◆ Recorded data
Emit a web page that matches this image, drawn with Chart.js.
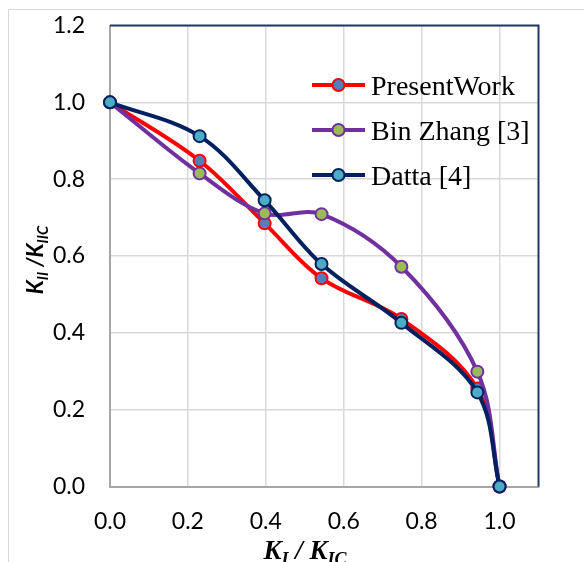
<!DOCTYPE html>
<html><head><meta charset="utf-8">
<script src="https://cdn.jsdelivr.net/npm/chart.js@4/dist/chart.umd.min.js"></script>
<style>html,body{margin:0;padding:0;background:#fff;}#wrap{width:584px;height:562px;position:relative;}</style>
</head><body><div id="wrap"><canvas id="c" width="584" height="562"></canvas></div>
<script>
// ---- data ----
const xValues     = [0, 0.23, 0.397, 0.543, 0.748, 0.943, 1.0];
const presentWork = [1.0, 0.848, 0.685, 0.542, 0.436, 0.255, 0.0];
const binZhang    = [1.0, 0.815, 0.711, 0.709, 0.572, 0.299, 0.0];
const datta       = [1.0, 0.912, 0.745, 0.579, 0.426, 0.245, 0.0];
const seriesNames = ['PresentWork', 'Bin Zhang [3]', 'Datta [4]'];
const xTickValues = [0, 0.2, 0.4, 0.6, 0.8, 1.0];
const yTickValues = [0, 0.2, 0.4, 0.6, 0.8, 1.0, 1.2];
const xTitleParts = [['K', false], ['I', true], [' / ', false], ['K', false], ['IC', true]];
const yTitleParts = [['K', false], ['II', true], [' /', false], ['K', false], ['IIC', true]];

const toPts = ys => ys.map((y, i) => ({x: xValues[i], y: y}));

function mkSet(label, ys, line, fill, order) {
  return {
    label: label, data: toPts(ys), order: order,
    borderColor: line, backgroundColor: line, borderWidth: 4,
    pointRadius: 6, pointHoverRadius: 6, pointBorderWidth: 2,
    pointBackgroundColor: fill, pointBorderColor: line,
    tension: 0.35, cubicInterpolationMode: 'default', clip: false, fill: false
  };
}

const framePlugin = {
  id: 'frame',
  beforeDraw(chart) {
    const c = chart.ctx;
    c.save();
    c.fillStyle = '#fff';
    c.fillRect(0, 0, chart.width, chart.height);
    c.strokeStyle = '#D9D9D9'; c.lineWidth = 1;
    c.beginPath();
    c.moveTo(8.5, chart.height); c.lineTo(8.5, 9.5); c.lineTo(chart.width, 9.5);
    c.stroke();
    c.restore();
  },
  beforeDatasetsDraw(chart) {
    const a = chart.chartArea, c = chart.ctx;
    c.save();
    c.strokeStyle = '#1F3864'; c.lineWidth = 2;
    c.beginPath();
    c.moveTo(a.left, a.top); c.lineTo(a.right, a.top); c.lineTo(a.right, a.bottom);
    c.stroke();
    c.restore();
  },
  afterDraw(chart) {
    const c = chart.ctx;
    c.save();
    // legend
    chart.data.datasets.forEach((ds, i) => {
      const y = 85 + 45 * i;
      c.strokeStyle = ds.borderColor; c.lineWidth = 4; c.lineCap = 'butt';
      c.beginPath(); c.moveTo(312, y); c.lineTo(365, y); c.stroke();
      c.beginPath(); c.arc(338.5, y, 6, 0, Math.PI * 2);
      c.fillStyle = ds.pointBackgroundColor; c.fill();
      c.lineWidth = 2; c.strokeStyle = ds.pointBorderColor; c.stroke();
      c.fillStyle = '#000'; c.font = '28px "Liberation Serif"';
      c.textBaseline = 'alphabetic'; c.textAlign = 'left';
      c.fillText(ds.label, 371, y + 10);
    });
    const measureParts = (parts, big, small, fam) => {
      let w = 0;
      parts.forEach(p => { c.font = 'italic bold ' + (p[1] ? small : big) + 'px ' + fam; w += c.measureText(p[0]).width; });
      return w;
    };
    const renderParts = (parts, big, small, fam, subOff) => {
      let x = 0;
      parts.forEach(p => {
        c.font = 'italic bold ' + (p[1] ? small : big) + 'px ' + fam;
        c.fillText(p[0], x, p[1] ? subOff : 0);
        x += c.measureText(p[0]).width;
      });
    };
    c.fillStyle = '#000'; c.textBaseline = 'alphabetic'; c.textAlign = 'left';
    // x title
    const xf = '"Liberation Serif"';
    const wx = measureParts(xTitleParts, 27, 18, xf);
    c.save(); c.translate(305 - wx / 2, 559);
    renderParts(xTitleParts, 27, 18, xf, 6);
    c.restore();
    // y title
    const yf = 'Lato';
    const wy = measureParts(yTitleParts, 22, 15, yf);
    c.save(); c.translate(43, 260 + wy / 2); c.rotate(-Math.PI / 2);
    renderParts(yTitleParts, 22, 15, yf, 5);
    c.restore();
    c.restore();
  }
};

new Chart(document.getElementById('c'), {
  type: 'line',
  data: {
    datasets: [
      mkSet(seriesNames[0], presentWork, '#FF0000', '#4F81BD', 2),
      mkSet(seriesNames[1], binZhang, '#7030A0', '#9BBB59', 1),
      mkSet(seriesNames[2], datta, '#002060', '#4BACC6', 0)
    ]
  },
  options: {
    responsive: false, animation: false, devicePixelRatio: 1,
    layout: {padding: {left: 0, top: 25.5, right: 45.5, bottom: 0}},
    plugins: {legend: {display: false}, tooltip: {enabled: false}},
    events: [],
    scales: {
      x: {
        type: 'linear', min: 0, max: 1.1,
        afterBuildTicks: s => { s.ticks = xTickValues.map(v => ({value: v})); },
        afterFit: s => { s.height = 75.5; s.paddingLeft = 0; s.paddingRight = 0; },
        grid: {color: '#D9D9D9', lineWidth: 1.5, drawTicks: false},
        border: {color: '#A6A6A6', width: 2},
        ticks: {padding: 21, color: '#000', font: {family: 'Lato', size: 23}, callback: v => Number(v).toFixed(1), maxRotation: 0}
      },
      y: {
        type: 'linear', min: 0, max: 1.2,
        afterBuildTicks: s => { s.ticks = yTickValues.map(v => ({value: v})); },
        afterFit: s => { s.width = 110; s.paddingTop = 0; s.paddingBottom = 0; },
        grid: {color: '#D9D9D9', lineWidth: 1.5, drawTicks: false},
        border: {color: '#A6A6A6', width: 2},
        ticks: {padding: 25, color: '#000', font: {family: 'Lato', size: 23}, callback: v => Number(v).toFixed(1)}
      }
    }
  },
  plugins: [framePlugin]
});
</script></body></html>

◆ Challenge
Extract the full listing above verbatim; pictures are to be left out of the copy.

◆ Response for this exercise
Emit a web page that matches this image, drawn with Chart.js.
<!DOCTYPE html>
<html><head><meta charset="utf-8">
<script src="https://cdn.jsdelivr.net/npm/chart.js@4/dist/chart.umd.min.js"></script>
<style>html,body{margin:0;padding:0;background:#fff;}#wrap{width:584px;height:562px;position:relative;}</style>
</head><body><div id="wrap"><canvas id="c" width="584" height="562"></canvas></div>
<script>
// ---- data ----
const xValues     = [0, 0.23, 0.397, 0.543, 0.748, 0.943, 1.0];
const presentWork = [1.0, 0.848, 0.685, 0.542, 0.436, 0.255, 0.0];
const binZhang    = [1.0, 0.815, 0.711, 0.709, 0.572, 0.299, 0.0];
const datta       = [1.0, 0.912, 0.745, 0.579, 0.426, 0.245, 0.0];
const seriesNames = ['PresentWork', 'Bin Zhang [3]', 'Datta [4]'];
const xTickValues = [0, 0.2, 0.4, 0.6, 0.8, 1.0];
const yTickValues = [0, 0.2, 0.4, 0.6, 0.8, 1.0, 1.2];
const xTitleParts = [['K', false], ['I', true], [' / ', false], ['K', false], ['IC', true]];
const yTitleParts = [['K', false], ['II', true], [' /', false], ['K', false], ['IIC', true]];

const toPts = ys => ys.map((y, i) => ({x: xValues[i], y: y}));

function mkSet(label, ys, line, fill, order) {
  return {
    label: label, data: toPts(ys), order: order,
    borderColor: line, backgroundColor: line, borderWidth: 4,
    pointRadius: 6, pointHoverRadius: 6, pointBorderWidth: 2,
    pointBackgroundColor: fill, pointBorderColor: line,
    tension: 0.35, cubicInterpolationMode: 'default', clip: false, fill: false
  };
}

const framePlugin = {
  id: 'frame',
  beforeDraw(chart) {
    const c = chart.ctx;
    c.save();
    c.fillStyle = '#fff';
    c.fillRect(0, 0, chart.width, chart.height);
    c.strokeStyle = '#D9D9D9'; c.lineWidth = 1;
    c.beginPath();
    c.moveTo(8.5, chart.height); c.lineTo(8.5, 9.5); c.lineTo(chart.width, 9.5);
    c.stroke();
    c.restore();
  },
  beforeDatasetsDraw(chart) {
    const a = chart.chartArea, c = chart.ctx;
    c.save();
    c.strokeStyle = '#1F3864'; c.lineWidth = 2;
    c.beginPath();
    c.moveTo(a.left, a.top); c.lineTo(a.right, a.top); c.lineTo(a.right, a.bottom);
    c.stroke();
    c.restore();
  },
  afterDraw(chart) {
    const c = chart.ctx;
    c.save();
    // legend
    chart.data.datasets.forEach((ds, i) => {
      const y = 85 + 45 * i;
      c.strokeStyle = ds.borderColor; c.lineWidth = 4; c.lineCap = 'butt';
      c.beginPath(); c.moveTo(312, y); c.lineTo(365, y); c.stroke();
      c.beginPath(); c.arc(338.5, y, 6, 0, Math.PI * 2);
      c.fillStyle = ds.pointBackgroundColor; c.fill();
      c.lineWidth = 2; c.strokeStyle = ds.pointBorderColor; c.stroke();
      c.fillStyle = '#000'; c.font = '28px "Liberation Serif"';
      c.textBaseline = 'alphabetic'; c.textAlign = 'left';
      c.fillText(ds.label, 371, y + 10);
    });
    const measureParts = (parts, big, small, fam) => {
      let w = 0;
      parts.forEach(p => { c.font = 'italic bold ' + (p[1] ? small : big) + 'px ' + fam; w += c.measureText(p[0]).width; });
      return w;
    };
    const renderParts = (parts, big, small, fam, subOff) => {
      let x = 0;
      parts.forEach(p => {
        c.font = 'italic bold ' + (p[1] ? small : big) + 'px ' + fam;
        c.fillText(p[0], x, p[1] ? subOff : 0);
        x += c.measureText(p[0]).width;
      });
    };
    c.fillStyle = '#000'; c.textBaseline = 'alphabetic'; c.textAlign = 'left';
    // x title
    const xf = '"Liberation Serif"';
    const wx = measureParts(xTitleParts, 27, 18, xf);
    c.save(); c.translate(305 - wx / 2, 559);
    renderParts(xTitleParts, 27, 18, xf, 6);
    c.restore();
    // y title
    const yf = 'Lato';
    const wy = measureParts(yTitleParts, 22, 15, yf);
    c.save(); c.translate(43, 260 + wy / 2); c.rotate(-Math.PI / 2);
    renderParts(yTitleParts, 22, 15, yf, 5);
    c.restore();
    c.restore();
  }
};

new Chart(document.getElementById('c'), {
  type: 'line',
  data: {
    datasets: [
      mkSet(seriesNames[0], presentWork, '#FF0000', '#4F81BD', 2),
      mkSet(seriesNames[1], binZhang, '#7030A0', '#9BBB59', 1),
      mkSet(seriesNames[2], datta, '#002060', '#4BACC6', 0)
    ]
  },
  options: {
    responsive: false, animation: false, devicePixelRatio: 1,
    layout: {padding: {left: 0, top: 25.5, right: 45.5, bottom: 0}},
    plugins: {legend: {display: false}, tooltip: {enabled: false}},
    events: [],
    scales: {
      x: {
        type: 'linear', min: 0, max: 1.1,
        afterBuildTicks: s => { s.ticks = xTickValues.map(v => ({value: v})); },
        afterFit: s => { s.height = 75.5; s.paddingLeft = 0; s.paddingRight = 0; },
        grid: {color: '#D9D9D9', lineWidth: 1.5, drawTicks: false},
        border: {color: '#A6A6A6', width: 2},
        ticks: {padding: 21, color: '#000', font: {family: 'Lato', size: 23}, callback: v => Number(v).toFixed(1), maxRotation: 0}
      },
      y: {
        type: 'linear', min: 0, max: 1.2,
        afterBuildTicks: s => { s.ticks = yTickValues.map(v => ({value: v})); },
        afterFit: s => { s.width = 110; s.paddingTop = 0; s.paddingBottom = 0; },
        grid: {color: '#D9D9D9', lineWidth: 1.5, drawTicks: false},
        border: {color: '#A6A6A6', width: 2},
        ticks: {padding: 25, color: '#000', font: {family: 'Lato', size: 23}, callback: v => Number(v).toFixed(1)}
      }
    }
  },
  plugins: [framePlugin]
});
</script></body></html>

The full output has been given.